There’s this wonderful idea called the 80/20 principle. What it basically means is that 20% of what you do leads to 80% of the results. Likewise 80% of what you do leads to 20% of your results. So it’s basically 80% busyness and 20% business.
This has opened up a lot more time for me to sit down and analyze my opportunities. Think of having 20 tasks during your 8 hour day. You can devote 24 minutes to each task. Do you think that’ll give you quality results? Imagine instead stepping back and looking at that list and spending some time thinking about which 4-5 tasks could bring you the outcome you want. Even if you spend 1 hour widdling it down (which you obviously won’t, or atleast please don’t) you suddenly get more than 1 hour for each task instead. Now that’s time well spent!
You’re having lunch with two successful people.
Person number one needs to be surgically separated from their phone. They warned you ahead of time that they’ve only got 45 minutes for lunch and might have to take a few calls.
Person number two turns off their phone and enjoys the meal.
Which person would you think is the “most successful”? Most of us would deem person number one as more successful. They must be! They’re always so busy! They might be. But at what cost?

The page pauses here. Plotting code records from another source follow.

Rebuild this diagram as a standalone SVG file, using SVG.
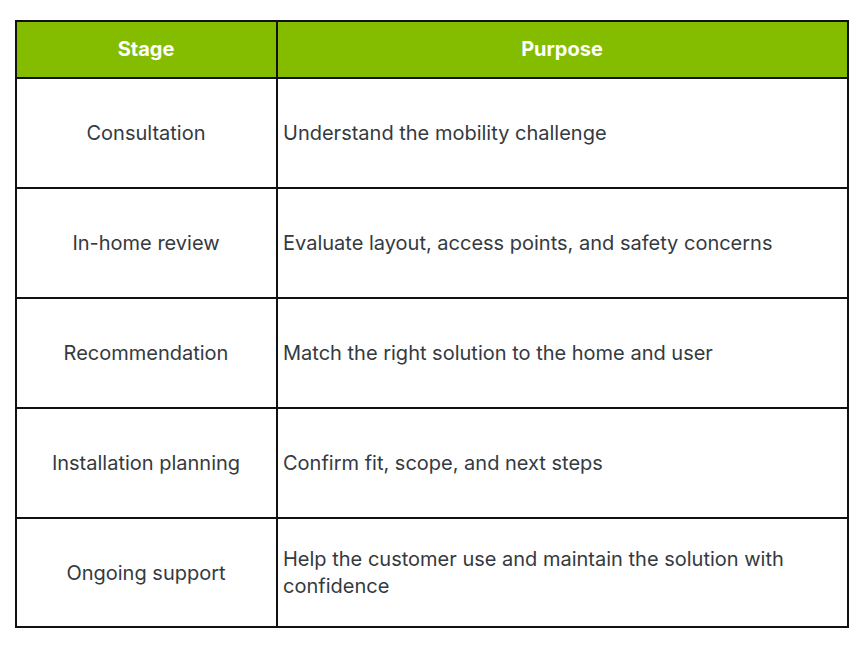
<svg xmlns="http://www.w3.org/2000/svg" width="864" height="648" viewBox="0 0 864 648">
<style>
.h{font-family:Inter,"Liberation Sans",sans-serif;font-size:20px;font-weight:bold;fill:#fff;text-anchor:middle}
.c{font-family:Inter,"Liberation Sans",sans-serif;font-size:20px;fill:#343a40}
.m{text-anchor:middle}
.l{fill:none;stroke:#111;stroke-width:2}
</style>
<rect width="864" height="648" fill="#fff"/>
<g id="header">
<rect x="16" y="21" width="832" height="57" fill="#84bd00"/>
<text class="h" x="146" y="56">Stage</text>
<text class="h" x="562" y="56">Purpose</text>
</g>
<g id="grid">
<rect class="l" x="16" y="21" width="832" height="606"/>
<path class="l" d="M277 21V627M16 78H848M16 188H848M16 298H848M16 408H848M16 518H848"/>
</g>
<g id="row1"><text class="c m" x="146" y="140">Consultation</text><text class="c" x="283" y="140">Understand the mobility challenge</text></g>
<g id="row2"><text class="c m" x="146" y="250">In-home review</text><text class="c" x="283" y="250">Evaluate layout, access points, and safety concerns</text></g>
<g id="row3"><text class="c m" x="146" y="360">Recommendation</text><text class="c" x="283" y="360">Match the right solution to the home and user</text></g>
<g id="row4"><text class="c m" x="146" y="470">Installation planning</text><text class="c" x="283" y="470">Confirm fit, scope, and next steps</text></g>
<g id="row5"><text class="c m" x="146" y="580">Ongoing support</text><text class="c" x="283" y="566">Help the customer use and maintain the solution with</text><text class="c" x="283" y="593">confidence</text></g>
</svg>
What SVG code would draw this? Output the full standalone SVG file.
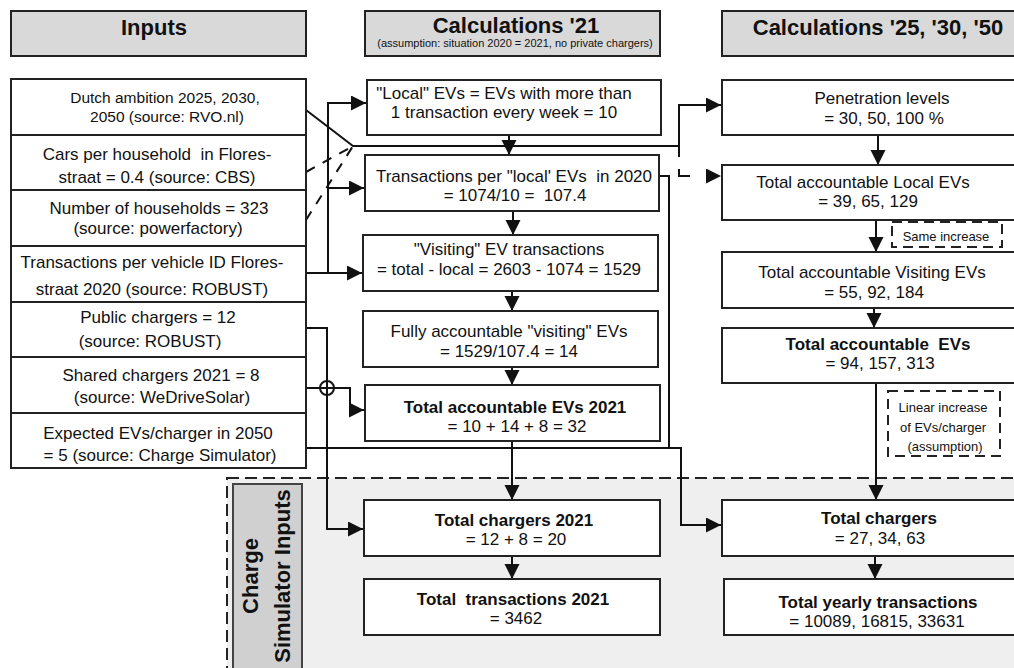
<svg xmlns="http://www.w3.org/2000/svg" width="1014" height="668" viewBox="0 0 1014 668">
<defs>
<marker id="ah" markerUnits="userSpaceOnUse" markerWidth="16" markerHeight="16" refX="15" refY="7.5" orient="auto" viewBox="0 0 16 16"><path d="M0,0 L15,7.5 L0,15 z" fill="#111"/></marker>
</defs>
<style>
.hdr{fill:#d9d9d9;stroke:#222;stroke-width:2}
.box{fill:#fff;stroke:#222;stroke-width:2}
.dbox{fill:#fff;stroke:#222;stroke-width:2;stroke-dasharray:10 6}
text{font-family:"Liberation Sans",Arial,sans-serif;fill:#111;text-anchor:middle;white-space:pre}
.t{font-size:17px}
.t2{font-size:15.5px}
.b{font-size:17px;font-weight:bold}
.h{font-size:22px;font-weight:bold}
.s{font-size:11px}
.n{font-size:13px}
.c{fill:none;stroke:#111;stroke-width:2}
.cdl{fill:none;stroke:#111;stroke-width:2;stroke-dasharray:10 9}
.cd{fill:none;stroke:#111;stroke-width:2;stroke-dasharray:11 12 18 40}
.a{marker-end:url(#ah)}
</style>
<rect x="0" y="0" width="1014" height="668" fill="#fff"/>

<g id="sim-region">
<rect x="227" y="478" width="800" height="200" fill="#efefef" stroke="#222" stroke-width="2" stroke-dasharray="12 6"/>
<rect x="233" y="484" width="69" height="200" fill="#d0d0d0" stroke="#444" stroke-width="2"/>
<text class="h" font-size="21" transform="translate(258,576) rotate(-90)">Charge</text>
<text class="h" font-size="21" transform="translate(290,576) rotate(-90)">Simulator Inputs</text>
</g>

<g id="hdr-inputs"><rect class="hdr" x="11" y="11" width="295" height="45"/><text class="h" x="154" y="35">Inputs</text></g>
<g id="hdr-calc21"><rect class="hdr" x="365" y="11" width="295" height="45"/><text class="h" x="516" y="33">Calculations '21</text><text class="s" x="515" y="47">(assumption: situation 2020 = 2021, no private chargers)</text></g>
<g id="hdr-calc25"><rect class="hdr" x="722" y="11" width="300" height="45"/><text class="h" x="878" y="35">Calculations '25, '30, '50</text></g>

<g id="connectors">
<path class="c a" d="M306,273 H362"/>
<path class="c a" d="M328,273 V103 H366"/>
<path class="c a" d="M328,188 H364"/>
<path class="c a" d="M306,110 L353,146 H679 V105 H721"/>
<path class="cdl" d="M306,172 L353,146"/>
<path class="cdl" d="M306,220 L353,146"/>
<path class="cd a" d="M679,146 V176 H721"/>
<path class="c" d="M659,176 H669 V448"/>
<path class="c a" d="M306,448 H681 V525 H721"/>
<path class="c a" d="M306,328 H327 V529 H363"/>
<path class="c a" d="M306,388 H350 V410 H364"/>
<circle cx="327" cy="388" r="7" fill="none" stroke="#111" stroke-width="2"/>
<path class="c a" d="M509,135 V155"/>
<path class="c a" d="M513,211 V235"/>
<path class="c a" d="M512,291 V311"/>
<path class="c a" d="M512,367 V385"/>
<path class="c a" d="M512,441 V500"/>
<path class="c a" d="M512,556 V579"/>
<path class="c a" d="M878,135 V165"/>
<path class="c a" d="M876,220 V252"/>
<path class="c a" d="M874,308 V328"/>
<path class="c a" d="M876,383 V500"/>
<path class="c a" d="M875,556 V579"/>
</g>

<g id="in-ambition"><rect class="box" x="11" y="79" width="295" height="56"/><text class="t2" x="165" y="103">Dutch ambition 2025, 2030,</text><text class="t2" x="167" y="122">2050 (source: RVO.nl)</text></g>
<g id="in-cars"><rect class="box" x="11" y="135" width="295" height="55"/><text class="t" x="157" y="160" xml:space="preserve">Cars per household  in Flores-</text><text class="t" x="157" y="183">straat = 0.4 (source: CBS)</text></g>
<g id="in-households"><rect class="box" x="11" y="190" width="295" height="56"/><text class="t" x="159" y="214">Number of households = 323</text><text class="t" x="158" y="234">(source: powerfactory)</text></g>
<g id="in-transactions"><rect class="box" x="11" y="246" width="295" height="56"/><text class="t" x="152" y="268">Transactions per vehicle ID Flores-</text><text class="t" x="152" y="295">straat 2020 (source: ROBUST)</text></g>
<g id="in-public"><rect class="box" x="11" y="302" width="295" height="55"/><text class="t" x="158" y="323">Public chargers = 12</text><text class="t" x="150" y="347">(source: ROBUST)</text></g>
<g id="in-shared"><rect class="box" x="11" y="357" width="295" height="56"/><text class="t" x="161" y="381">Shared chargers 2021 = 8</text><text class="t" x="162" y="403">(source: WeDriveSolar)</text></g>
<g id="in-expected"><rect class="box" x="11" y="413" width="295" height="55"/><text class="t" x="158" y="439">Expected EVs/charger in 2050</text><text class="t" x="160" y="461">= 5 (source: Charge Simulator)</text></g>

<g id="c21-local"><rect class="box" x="367" y="80" width="294" height="55"/><text class="t" x="504" y="99">"Local" EVs = EVs with more than</text><text class="t" x="504" y="118">1 transaction every week = 10</text></g>
<g id="c21-trans-local"><rect class="box" x="365" y="155" width="294" height="56"/><text class="t" x="514" y="182" xml:space="preserve">Transactions per "local' EVs  in 2020</text><text class="t" x="515" y="201" xml:space="preserve">= 1074/10 =  107.4</text></g>
<g id="c21-visiting-trans"><rect class="box" x="363" y="235" width="295" height="56"/><text class="t" x="509" y="255">"Visiting" EV transactions</text><text class="t" x="509" y="275">= total - local = 2603 - 1074 = 1529</text></g>
<g id="c21-visiting-evs"><rect class="box" x="363" y="311" width="295" height="56"/><text class="t" x="509" y="337">Fully accountable "visiting" EVs</text><text class="t" x="509" y="357">= 1529/107.4 = 14</text></g>
<g id="c21-total-evs"><rect class="box" x="365" y="385" width="295" height="56"/><text class="b" x="515" y="413">Total accountable EVs 2021</text><text class="t" x="517" y="432">= 10 + 14 + 8 = 32</text></g>
<g id="c21-chargers"><rect class="box" x="364" y="500" width="296" height="56"/><text class="b" x="514" y="526">Total chargers 2021</text><text class="t" x="516" y="545">= 12 + 8 = 20</text></g>
<g id="c21-transactions"><rect class="box" x="364" y="579" width="296" height="56"/><text class="b" x="513" y="605" xml:space="preserve">Total  transactions 2021</text><text class="t" x="516" y="624">= 3462</text></g>

<g id="c25-penetration"><rect class="box" x="722" y="80" width="300" height="55"/><text class="t" x="882" y="104">Penetration levels</text><text class="t" x="884" y="124">= 30, 50, 100 %</text></g>
<g id="c25-local"><rect class="box" x="722" y="165" width="300" height="55"/><text class="t" x="863" y="188">Total accountable Local EVs</text><text class="t" x="868" y="207">= 39, 65, 129</text></g>
<g id="note-same"><rect class="dbox" x="892" y="222" width="110" height="25"/><text class="n" x="946" y="241">Same increase</text></g>
<g id="c25-visiting"><rect class="box" x="722" y="252" width="300" height="56"/><text class="t" x="872" y="278">Total accountable Visiting EVs</text><text class="t" x="874" y="298">= 55, 92, 184</text></g>
<g id="c25-total-evs"><rect class="box" x="722" y="328" width="300" height="55"/><text class="b" x="878" y="350" xml:space="preserve">Total accountable  EVs</text><text class="t" x="880" y="369">= 94, 157, 313</text></g>
<g id="note-linear"><rect class="dbox" x="888" y="391" width="112" height="65"/><text class="n" x="943" y="412">Linear increase</text><text class="n" x="943" y="432">of EVs/charger</text><text class="n" x="945" y="451">(assumption)</text></g>
<g id="c25-chargers"><rect class="box" x="722" y="500" width="300" height="56"/><text class="b" x="879" y="524">Total chargers</text><text class="t" x="880" y="544">= 27, 34, 63</text></g>
<g id="c25-transactions"><rect class="box" x="724" y="579" width="298" height="56"/><text class="b" x="878" y="608">Total yearly transactions</text><text class="t" x="877" y="627">= 10089, 16815, 33631</text></g>
</svg>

I’ve seen a tendency in people who are caught up in the busyness of things. It seems like they’re more afraid of failing than they are driven by the will to succeed. If they just keep busy they won’t lose. As long as the shark swims it doesn’t die (I know it’s not entirely true that they drown if they stop swimming, but i’m trying to prove a point damn you!).
So take some time and take a step back. Look at your list and pick out the key things you can do to get yourself closer to your goal. You can work hard or you can work smart. There’s a time for both.
Do this and you’ll soon be going out of busyness!